Stated problem | Copy out all lines where "seaborn" appears.
## BEGIN Supplied material
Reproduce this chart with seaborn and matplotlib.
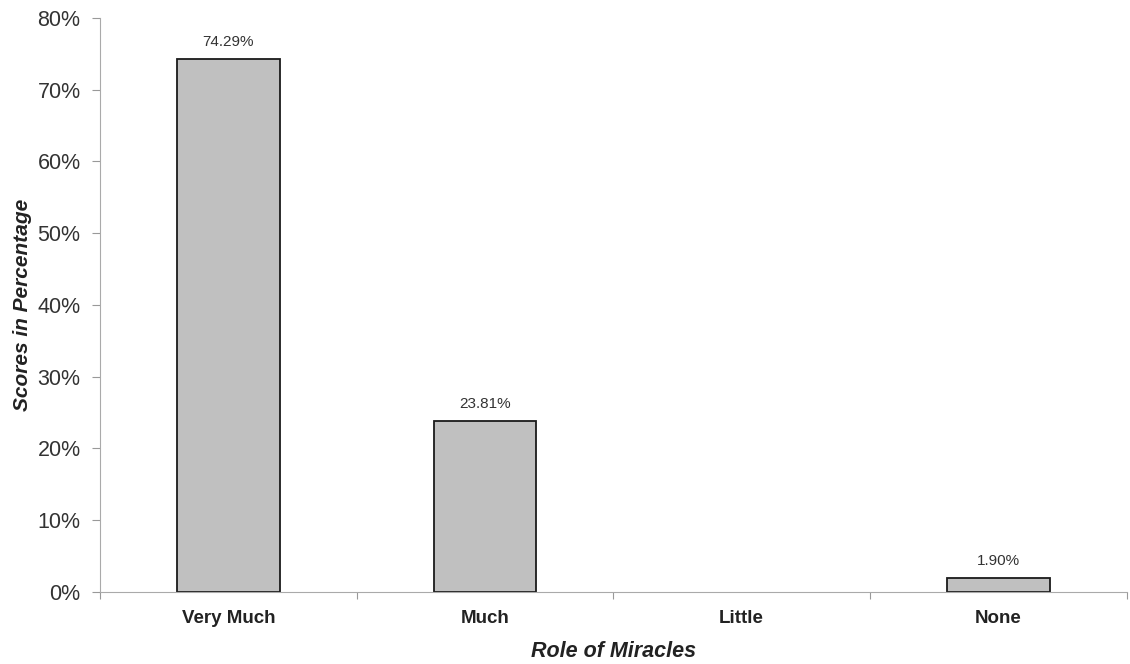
import matplotlib
matplotlib.use("Agg")
import matplotlib.pyplot as plt
import seaborn as sns
import pandas as pd
import numpy as np
from matplotlib.ticker import FixedLocator, PercentFormatter

categories = ["Very Much", "Much", "Little", "None"]
values = [74.29, 23.81, 0.0, 1.90]
labels = ["74.29%", "23.81%", "", "1.90%"]
yticks = [0, 10, 20, 30, 40, 50, 60, 70, 80]

sns.set_theme(style="white")
plt.rcParams['font.family'] = ['Liberation Sans', 'DejaVu Sans']

df = pd.DataFrame({"cat": categories, "val": values})

fig = plt.figure(figsize=(11.3, 6.64), dpi=100)
ax = fig.add_axes([0.0885, 0.1085, 0.9085, 0.8645])

sns.barplot(data=df, x="cat", y="val", color="#c0c0c0", width=0.4,
            edgecolor="#1a1a1a", linewidth=1.3, saturation=1, ax=ax)

for p in ax.patches:
    if p.get_height() == 0:
        p.set_linewidth(0)

for i, (v, lab) in enumerate(zip(values, labels)):
    if lab:
        ax.text(i, v + 1.4, lab, ha="center", va="bottom", fontsize=11, color="#333333")

ax.set_xlim(-0.5, len(categories) - 0.5)
ax.set_ylim(0, 80)
ax.set_yticks(yticks)
ax.yaxis.set_major_formatter(PercentFormatter(decimals=0))
ax.tick_params(axis="y", labelsize=15.5, length=6, width=0.8, color="#999999", labelcolor="#333333", pad=8, left=True)

ax.xaxis.set_minor_locator(FixedLocator(np.arange(-0.5, len(categories), 1.0)))
ax.tick_params(axis="x", which="major", length=0, labelsize=13.5, pad=13, labelcolor="#222222")
ax.tick_params(axis="x", which="minor", length=5, width=0.8, color="#999999", bottom=True)
for t in ax.get_xticklabels():
    t.set_fontweight("bold")

for s in ["top", "right"]:
    ax.spines[s].set_visible(False)
for s in ["left", "bottom"]:
    ax.spines[s].set_color("#aaaaaa")
    ax.spines[s].set_linewidth(0.8)

ax.set_xlabel("Role of Miracles", fontsize=15.5, fontweight="bold", fontstyle="italic", color="#222222", labelpad=10)
ax.set_ylabel("Scores in Percentage", fontsize=15, fontweight="bold", fontstyle="italic", color="#222222", labelpad=4)

fig.savefig("out.png", dpi=100)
## END Supplied material
Solution for this task |
Reproduce this chart with seaborn and matplotlib.
import seaborn as sns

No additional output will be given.